U.S. military leaders from Defense Secretary Robert Gates (“I think we’ve made good progress”) to Admiral Mike Mullen, Chairman of the Joint Chiefs of Staff (“The initial operations have been very effective”) to the Army general in charge of the campaign, Carter Ham (“Our actions, to date, are generally achieving the intended objective”), are unanimous in their declaration of so far, so good.

So it’s up to Obama to draw to an inside straight (or insert your favorite gambling metaphor here). All wars are rolls of the dice, to be sure, but sometimes you get a better hand than what Obama self-dealt. Because even if the U.S. military and its window-dressing allies (132 cruise missiles have been fired into Libya; the U.S. now leads Britain, 124 to 8, in that category) do everything right, the outcome is beyond their control.

Here are the challenges going forward:

• Protecting Libyan civilians without taking out Gaddafi will be tough. The U.S. finds itself in a box of its own making. It wanted international support to protect civilians and to get rid of Gaddafi but could win U.N. approval only for the former. That came after two weeks of foot dragging, which allowed Gaddafi to regain momentum on the battlefield and retake ground won by the rebels. Multiple officials have declared — perhaps a little too declaratively — that killing Gaddafi or forcing him out of power isn’t on their formal, U.N.-approved to-do list. But it’s certainly high on their informal desirable-outcome roster.

And while it’s relatively easy for allied warplanes to destroy tanks and armored personnel carriers as they move along routes from city to city, they really can’t do that once the vehicles are in urban areas. “The identification and the distinction of forces in very close quarters is a particular challenge for us,” Ham said on Monday.

• The U.S. is in a rush to hand off the day-to-day leadership of the operation. But once Gaddafi’s air-defense network is bombed into rubble — and the U.S. hands over control to Britain, France or some combination of allies — stalemate is a real possibility. Gaddafi could become holed up in Tripoli, with the rebels in charge in Benghazi. Allied warplanes overhead would keep Gaddafi’s forces from retaking Benghazi, while the rebels’ lack of training and weapons would keep them from taking Tripoli. Such a standoff could persist for years.

“There’s going to be a transition taking place in which we are one of the partners among many who are going to ensure that that no-fly zone is enforced,” Obama said, placing the U.S. alongside lesser states. Unfortunately, any alliance in which the U.S. plays a role is inescapably a U.S.-led alliance. Call it the superpower tax.
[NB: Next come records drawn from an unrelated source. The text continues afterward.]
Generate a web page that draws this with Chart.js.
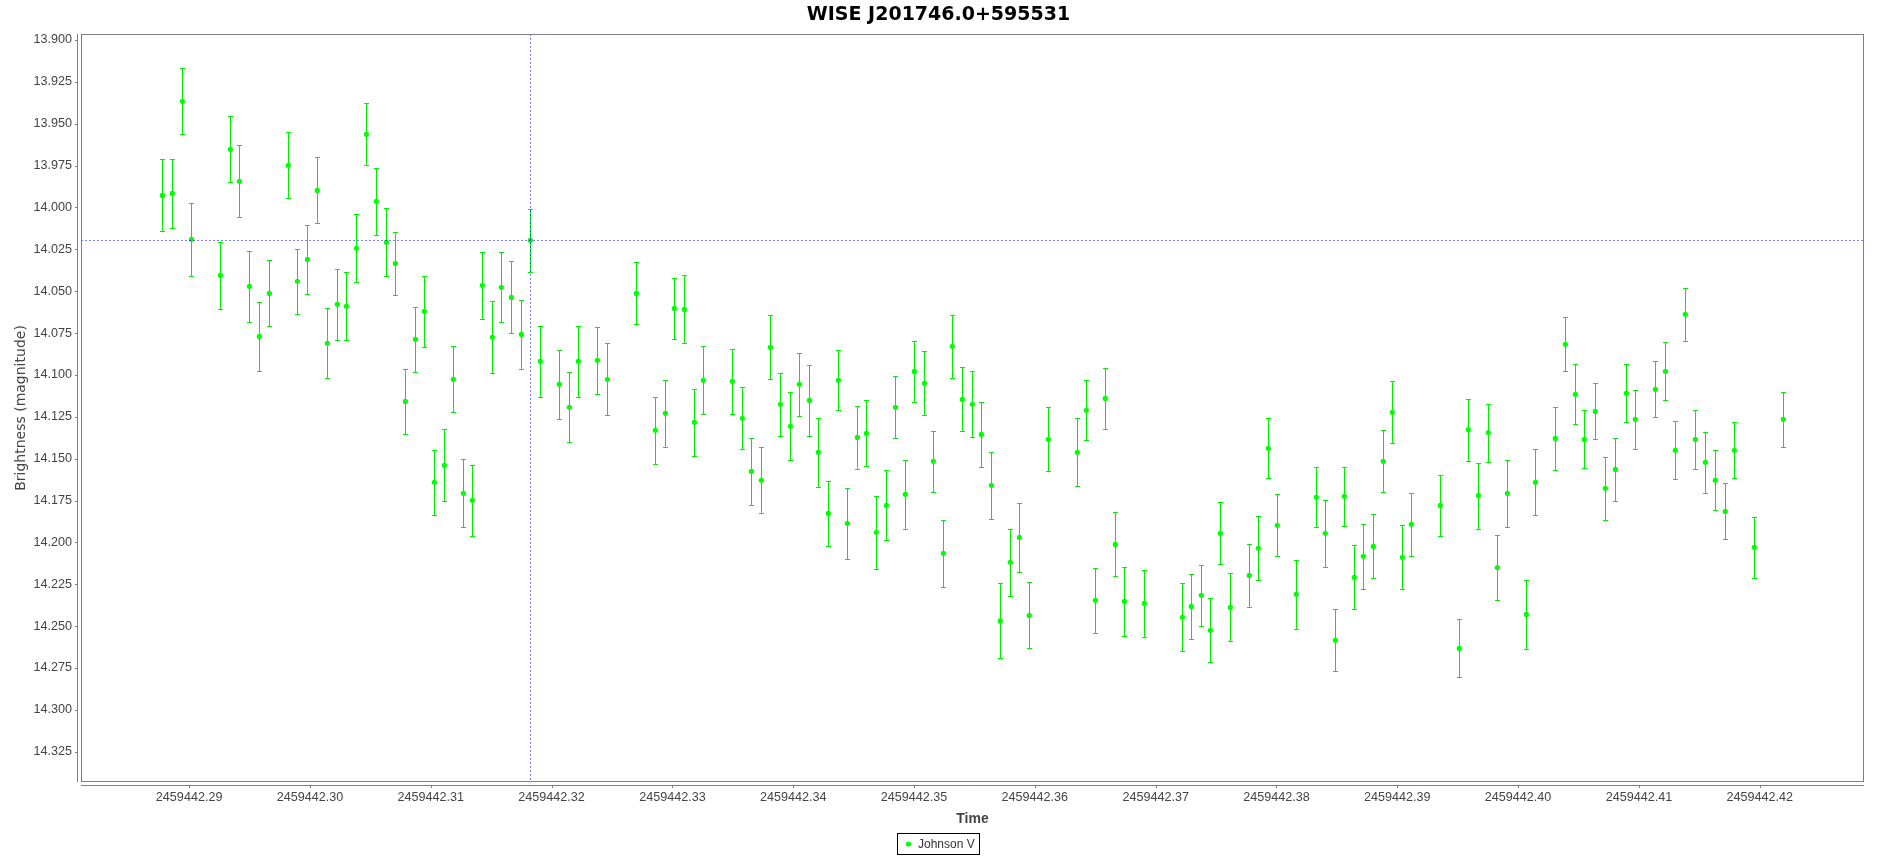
<!DOCTYPE html>
<html>
<head>
<meta charset="utf-8">
<title>WISE J201746.0+595531</title>
<script src="https://cdn.jsdelivr.net/npm/chart.js@4.4.1/dist/chart.umd.min.js"></script>
<style>
  html, body { margin: 0; padding: 0; background: #fff; }
  canvas { display: block; }
</style>
</head>
<body>
<canvas id="lightcurve" width="1877" height="856"></canvas>
<script>
// Light curve — JFreeChart look-alike: magnitude vs JD with error bars
const chartTitle = 'WISE J201746.0+595531';
const seriesName = 'Johnson V';
const xAxisTitle = 'Time';
const yAxisTitle = 'Brightness (magnitude)';

// observation times (JD)
const jd = [
  2459442.28779, 2459442.28861, 2459442.28944, 2459442.29019, 2459442.29259, 2459442.29341, 2459442.29416,
  2459442.29499, 2459442.29581, 2459442.29664, 2459442.29821, 2459442.29896, 2459442.29979, 2459442.30061,
  2459442.30144, 2459442.30227, 2459442.30301, 2459442.30384, 2459442.30467, 2459442.30550, 2459442.30633,
  2459442.30707, 2459442.30790, 2459442.30873, 2459442.30947, 2459442.31030, 2459442.31113, 2459442.31187,
  2459442.31270, 2459442.31344, 2459442.31427, 2459442.31510, 2459442.31584, 2459442.31667, 2459442.31750,
  2459442.31824, 2459442.31907, 2459442.32064, 2459442.32147, 2459442.32222, 2459442.32379, 2459442.32462,
  2459442.32702, 2459442.32859, 2459442.32942, 2459442.33016, 2459442.33099, 2459442.33182, 2459442.33256,
  2459442.33496, 2459442.33579, 2459442.33654, 2459442.33736, 2459442.33811, 2459442.33894, 2459442.33977,
  2459442.34051, 2459442.34134, 2459442.34208, 2459442.34291, 2459442.34374, 2459442.34448, 2459442.34531,
  2459442.34606, 2459442.34688, 2459442.34771, 2459442.34846, 2459442.34928, 2459442.35003, 2459442.35086,
  2459442.35160, 2459442.35243, 2459442.35317, 2459442.35400, 2459442.35483, 2459442.35557, 2459442.35640,
  2459442.35714, 2459442.35797, 2459442.35872, 2459442.35954, 2459442.36112, 2459442.36352, 2459442.36426,
  2459442.36501, 2459442.36583, 2459442.36666, 2459442.36741, 2459442.36906, 2459442.37221, 2459442.37295,
  2459442.37378, 2459442.37453, 2459442.37535, 2459442.37618, 2459442.37775, 2459442.37850, 2459442.37933,
  2459442.38007, 2459442.38164, 2459442.38330, 2459442.38404, 2459442.38487, 2459442.38562, 2459442.38644,
  2459442.38719, 2459442.38802, 2459442.38884, 2459442.38959, 2459442.39042, 2459442.39116, 2459442.39356,
  2459442.39513, 2459442.39588, 2459442.39671, 2459442.39754, 2459442.39828, 2459442.39911, 2459442.40068,
  2459442.40143, 2459442.40308, 2459442.40391, 2459442.40474, 2459442.40548, 2459442.40639, 2459442.40722,
  2459442.40805, 2459442.40896, 2459442.40970, 2459442.41136, 2459442.41219, 2459442.41301, 2459442.41384,
  2459442.41467, 2459442.41550, 2459442.41632, 2459442.41715, 2459442.41790, 2459442.41955, 2459442.42195
];

// V magnitudes
const mag = [
  13.9928, 13.9916, 13.9366, 14.0190, 14.0405, 13.9653, 13.9844,
  14.0471, 14.0770, 14.0513, 13.9748, 14.0441, 14.0310, 13.9898,
  14.0811, 14.0578, 14.0590, 14.0244, 13.9563, 13.9963, 14.0208,
  14.0334, 14.1158, 14.0787, 14.0620, 14.1641, 14.1540, 14.1026,
  14.1707, 14.1749, 14.0465, 14.0775, 14.0477, 14.0537, 14.0758,
  14.0196, 14.0919, 14.1056, 14.1193, 14.0919, 14.0913, 14.1026,
  14.0513, 14.1331, 14.1229, 14.0603, 14.0609, 14.1283, 14.1032,
  14.1038, 14.1259, 14.1576, 14.1629, 14.0835, 14.1175, 14.1307,
  14.1056, 14.1152, 14.1462, 14.1827, 14.1032, 14.1886, 14.1373,
  14.1349, 14.1940, 14.1779, 14.1193, 14.1713, 14.0979, 14.1050,
  14.1516, 14.2065, 14.0829, 14.1146, 14.1175, 14.1355, 14.1659,
  14.2469, 14.2119, 14.1970, 14.2436, 14.1384, 14.1462, 14.1211,
  14.2346, 14.1140, 14.2012, 14.2352, 14.2364, 14.2447, 14.2382,
  14.2316, 14.2525, 14.1946, 14.2388, 14.2197, 14.2035, 14.1438,
  14.1898, 14.2310, 14.1731, 14.1946, 14.2585, 14.1725, 14.2209,
  14.2083, 14.2024, 14.1516, 14.1223, 14.2089, 14.1892, 14.1779,
  14.2633, 14.1326, 14.1720, 14.1344, 14.2150, 14.1707, 14.2430,
  14.1641, 14.1379, 14.0817, 14.1116, 14.1385, 14.1218, 14.1677,
  14.1564, 14.1110, 14.1265, 14.1086, 14.0978, 14.1450, 14.0638,
  14.1385, 14.1522, 14.1629, 14.1815, 14.1450, 14.2029, 14.1265
];

// 1-sigma errors
const magErr = [
  0.0215, 0.0206, 0.0196, 0.0217, 0.0200, 0.0197, 0.0215,
  0.0212, 0.0206, 0.0197, 0.0196, 0.0194, 0.0206, 0.0197,
  0.0209, 0.0212, 0.0203, 0.0203, 0.0185, 0.0200, 0.0202,
  0.0188, 0.0194, 0.0194, 0.0212, 0.0193, 0.0215, 0.0197,
  0.0203, 0.0212, 0.0200, 0.0214, 0.0209, 0.0215, 0.0206,
  0.0188, 0.0214, 0.0205, 0.0209, 0.0214, 0.0202, 0.0214,
  0.0185, 0.0199, 0.0199, 0.0182, 0.0203, 0.0200, 0.0203,
  0.0194, 0.0185, 0.0200, 0.0197, 0.0191, 0.0188, 0.0203,
  0.0188, 0.0212, 0.0206, 0.0194, 0.0179, 0.0212, 0.0188,
  0.0197, 0.0218, 0.0209, 0.0185, 0.0206, 0.0182, 0.0191,
  0.0182, 0.0200, 0.0188, 0.0191, 0.0197, 0.0194, 0.0200,
  0.0224, 0.0200, 0.0206, 0.0197, 0.0191, 0.0203, 0.0179,
  0.0194, 0.0182, 0.0191, 0.0206, 0.0200, 0.0203, 0.0194,
  0.0182, 0.0191, 0.0185, 0.0203, 0.0188, 0.0191, 0.0179,
  0.0185, 0.0206, 0.0179, 0.0200, 0.0185, 0.0176, 0.0191,
  0.0194, 0.0191, 0.0185, 0.0185, 0.0191, 0.0188, 0.0182,
  0.0173, 0.0185, 0.0197, 0.0173, 0.0194, 0.0200, 0.0206,
  0.0197, 0.0188, 0.0161, 0.0179, 0.0173, 0.0167, 0.0188,
  0.0188, 0.0173, 0.0176, 0.0167, 0.0173, 0.0173, 0.0158,
  0.0176, 0.0182, 0.0179, 0.0167, 0.0167, 0.0182, 0.0164
];

const xTicks = [
  2459442.29, 2459442.30, 2459442.31, 2459442.32, 2459442.33, 2459442.34, 2459442.35,
  2459442.36, 2459442.37, 2459442.38, 2459442.39, 2459442.40, 2459442.41, 2459442.42
];
const yTicks = [
  13.900, 13.925, 13.950, 13.975, 14.000, 14.025, 14.050, 14.075, 14.100,
  14.125, 14.150, 14.175, 14.200, 14.225, 14.250, 14.275, 14.300, 14.325
];
const xRange = [2459442.28105, 2459442.42863];
const yRange = [13.89642, 14.34307];
const crosshairIndex = 35; // selected observation

const GREEN = '#00ff00';
const BAR_GREEN = '#00ee00';
const AXIS_GRAY = '#808080';
const TEXT_GRAY = '#444444';

// plot frame inside the canvas (px)
const frame = { left: 81, top: 34, right: 1864, bottom: 782 };

/** error bars, crosshair, axis lines, titles and legend */
const jfreeLook = {
  id: 'jfreeLook',
  beforeDraw(chart) {
    const { ctx } = chart;
    ctx.save();
    ctx.fillStyle = '#fff';
    ctx.fillRect(0, 0, chart.width, chart.height);
    ctx.restore();
  },
  beforeDatasetsDraw(chart) {
    const { ctx } = chart;
    const xs = chart.scales.x, ys = chart.scales.y;
    ctx.save();
    ctx.strokeStyle = BAR_GREEN;
    ctx.lineWidth = 1;
    ctx.beginPath();
    jd.forEach((t, i) => {
      const px = Math.round(xs.getPixelForValue(t)) + 0.5;
      const yTop = Math.round(ys.getPixelForValue(mag[i] - magErr[i])) + 0.5;
      const yBot = Math.round(ys.getPixelForValue(mag[i] + magErr[i])) + 0.5;
      ctx.moveTo(px, yTop); ctx.lineTo(px, yBot);
      ctx.moveTo(px - 2.5, yTop); ctx.lineTo(px + 2.5, yTop);
      ctx.moveTo(px - 2.5, yBot); ctx.lineTo(px + 2.5, yBot);
    });
    ctx.stroke();
    ctx.restore();
  },
  afterDatasetsDraw(chart) {
    const { ctx, chartArea: a } = chart;
    const xs = chart.scales.x, ys = chart.scales.y;
    const cx = Math.round(xs.getPixelForValue(jd[crosshairIndex])) + 0.5;
    const cy = Math.round(ys.getPixelForValue(mag[crosshairIndex])) + 0.5;
    ctx.save();
    ctx.strokeStyle = 'rgba(0,0,255,0.5)';
    ctx.lineWidth = 1;
    ctx.setLineDash([2, 2]);
    ctx.beginPath();
    ctx.moveTo(cx, a.top); ctx.lineTo(cx, a.bottom);
    ctx.moveTo(a.left, cy); ctx.lineTo(a.right, cy);
    ctx.stroke();
    ctx.restore();
  },
  afterDraw(chart) {
    const { ctx, chartArea: a } = chart;
    const xs = chart.scales.x, ys = chart.scales.y;
    ctx.save();

    // plot outline
    ctx.strokeStyle = AXIS_GRAY;
    ctx.lineWidth = 1;
    ctx.strokeRect(a.left + 0.5, a.top + 0.5, a.right - a.left - 1, a.bottom - a.top - 1);

    // axis lines (offset from the plot like JFreeChart) + tick marks
    ctx.beginPath();
    ctx.moveTo(a.left - 3.5, a.top); ctx.lineTo(a.left - 3.5, a.bottom);
    yTicks.forEach(v => {
      const py = Math.round(ys.getPixelForValue(v)) + 0.5;
      ctx.moveTo(a.left - 6, py); ctx.lineTo(a.left - 3.5, py);
    });
    ctx.moveTo(a.left, a.bottom + 3.5); ctx.lineTo(a.right, a.bottom + 3.5);
    xTicks.forEach(v => {
      const px = Math.round(xs.getPixelForValue(v)) + 0.5;
      ctx.moveTo(px, a.bottom + 3.5); ctx.lineTo(px, a.bottom + 6);
    });
    ctx.stroke();

    // chart title
    ctx.fillStyle = '#000';
    ctx.font = 'bold 19px "DejaVu Sans"';
    ctx.textAlign = 'center';
    ctx.textBaseline = 'alphabetic';
    ctx.fillText(chartTitle, chart.width / 2, 20);

    // axis titles
    ctx.fillStyle = TEXT_GRAY;
    ctx.font = 'bold 14px "Liberation Sans"';
    ctx.fillText(xAxisTitle, (a.left + a.right) / 2, 823);
    ctx.save();
    ctx.translate(25, (a.top + a.bottom) / 2);
    ctx.rotate(-Math.PI / 2);
    ctx.font = '14px "DejaVu Sans"';
    ctx.fillText(yAxisTitle, 0, 0);
    ctx.restore();

    // legend
    ctx.strokeStyle = '#000';
    ctx.strokeRect(897.5, 833.5, 82, 21);
    ctx.fillStyle = GREEN;
    ctx.beginPath();
    ctx.arc(908.5, 844, 2.6, 0, Math.PI * 2);
    ctx.fill();
    ctx.fillStyle = '#333';
    ctx.font = '12px "Liberation Sans"';
    ctx.textAlign = 'left';
    ctx.textBaseline = 'middle';
    ctx.fillText(seriesName, 918, 844.5);

    ctx.restore();
  }
};

const canvas = document.getElementById('lightcurve');
new Chart(canvas, {
  type: 'scatter',
  data: {
    datasets: [{
      label: seriesName,
      data: jd.map((x, i) => ({ x, y: mag[i] })),
      pointRadius: 2.6,
      pointBackgroundColor: GREEN,
      pointBorderWidth: 0,
      showLine: false
    }]
  },
  options: {
    responsive: false,
    devicePixelRatio: 1,
    animation: false,
    events: [],
    layout: {
      padding: { left: 0, top: frame.top, right: 1877 - frame.right, bottom: 0 }
    },
    plugins: {
      legend: { display: false },
      title: { display: false },
      tooltip: { enabled: false }
    },
    scales: {
      x: {
        type: 'linear',
        min: xRange[0],
        max: xRange[1],
        grid: { display: false, drawTicks: false },
        border: { display: false },
        ticks: {
          color: TEXT_GRAY,
          font: { family: 'Liberation Sans', size: 12.6 },
          padding: 8,
          maxRotation: 0,
          autoSkip: false,
          callback: v => Number(v).toFixed(2)
        },
        afterBuildTicks: s => { s.ticks = xTicks.map(value => ({ value })); },
        afterFit: s => { s.height = 856 - frame.bottom; }
      },
      y: {
        type: 'linear',
        reverse: true,
        min: yRange[0],
        max: yRange[1],
        grid: { display: false, drawTicks: false },
        border: { display: false },
        ticks: {
          color: TEXT_GRAY,
          font: { family: 'Liberation Sans', size: 12.6 },
          padding: 9,
          autoSkip: false,
          callback: v => Number(v).toFixed(3)
        },
        afterBuildTicks: s => { s.ticks = yTicks.map(value => ({ value })); },
        afterFit: s => { s.width = frame.left; }
      }
    }
  },
  plugins: [jfreeLook]
});
</script>
</body>
</html>
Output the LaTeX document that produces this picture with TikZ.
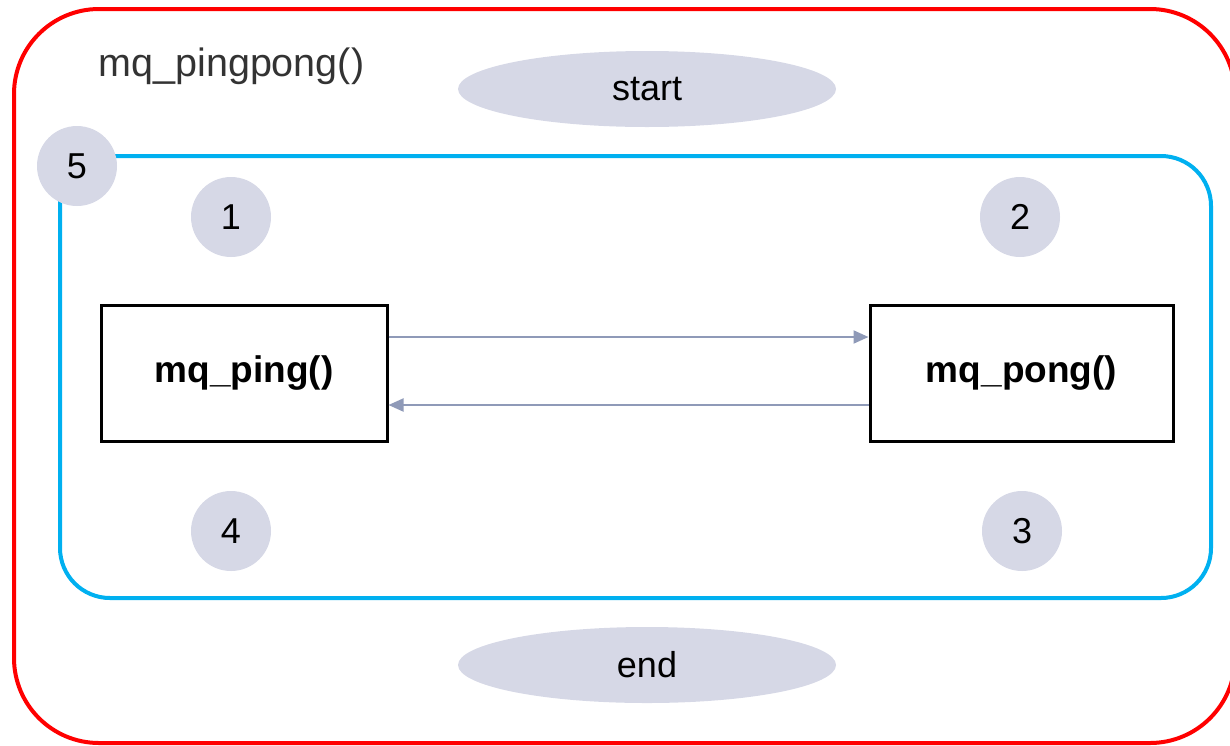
\documentclass[tikz,border=0pt]{standalone}
\usepackage{fontspec}
\setmainfont{Liberation Sans}
\usetikzlibrary{arrows.meta,shapes.geometric}
\definecolor{badge}{HTML}{D6D8E6}
\definecolor{flow}{HTML}{8F9AB8}
\definecolor{outer}{HTML}{FF0000}
\definecolor{inner}{HTML}{00B0F0}
\definecolor{title}{HTML}{333333}
\tikzset{
  numdisc/.style={circle, fill=badge, minimum size=80pt, inner sep=0pt, font=\fontsize{36}{42}\selectfont},
  endcap/.style={ellipse, fill=badge, minimum width=378pt, minimum height=76pt, inner sep=0pt, font=\fontsize{36}{42}\selectfont},
  funcbox/.style={draw=black, line width=3pt, minimum height=136pt, inner sep=0pt, font=\bfseries\fontsize{37}{44}\selectfont},
  msg/.style={draw=flow, line width=2pt, -{Triangle[length=15pt,width=13pt]}},
}
\begin{document}
\begin{tikzpicture}[x=1pt,y=-1pt]
\useasboundingbox (0,0) rectangle (1230,745);
\begin{scope}
\clip (0,0) rectangle (1230,745);
% outer frame
\draw[outer, line width=4pt, rounded corners=85pt] (14,9) rectangle (1235,743);
\end{scope}
\node[anchor=west, text=title, font=\fontsize{39.5}{46}\selectfont] (ttl) at (95,66) {mq\_pingpong()};
\node[endcap] (start) at (647,89) {start};
\node[endcap] (end) at (647,665) {end};
% inner loop frame
\draw[inner, line width=4pt, rounded corners=50pt] (60,156) rectangle (1211,598);
\node[numdisc] (n5) at (77,166) {5};
\node[numdisc] (n1) at (231,217) {1};
\node[numdisc] (n2) at (1020,217) {2};
\node[numdisc] (n3) at (1022,531) {3};
\node[numdisc] (n4) at (231,531) {4};
% the two functions
\node[funcbox, minimum width=286pt] (ping) at (244,373) {mq\_ping()};
\node[funcbox, minimum width=303pt] (pong) at (1021.5,373) {mq\_pong()};
\draw[msg] ([yshift=36pt]ping.east) -- ([yshift=36pt]pong.west);
\draw[msg] ([yshift=-32pt]pong.west) -- ([yshift=-32pt]ping.east);
\end{tikzpicture}
\end{document}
• This is Obama’s first war. He was in on the takeoff, and he will be held responsible for a smooth landing. That is unlikely to happen so long as Gaddafi remains in power, even if his realm is only greater Tripoli. There’s a reason “Cut off the head of the snake” is a popular refrain in bad neighborhoods.

Obama noted on Monday that “it is U.S. policy that Gaddafi needs to go.” But then he made the eyebrow-raising comment that his ability to order the U.S. military to force Gaddafi from power was trumped by the U.N. resolution that limits military forces to protecting Libyan civilians. “We are going to make sure that we stick to that mandate,” he said.

But, he stressed, the U.S. has other tools in its holster. “We were very rapid in initiating unilateral sanctions and then helping to mobilize international sanctions against the Gaddafi regime,” Obama said. “We froze assets that Gaddafi might have used to further empower himself and purchase weapons or hire mercenaries that might be directed against the Libyan people.” The U.S. has imposed such punishments against Cuba, Iran and North Korea for decades with scant effect.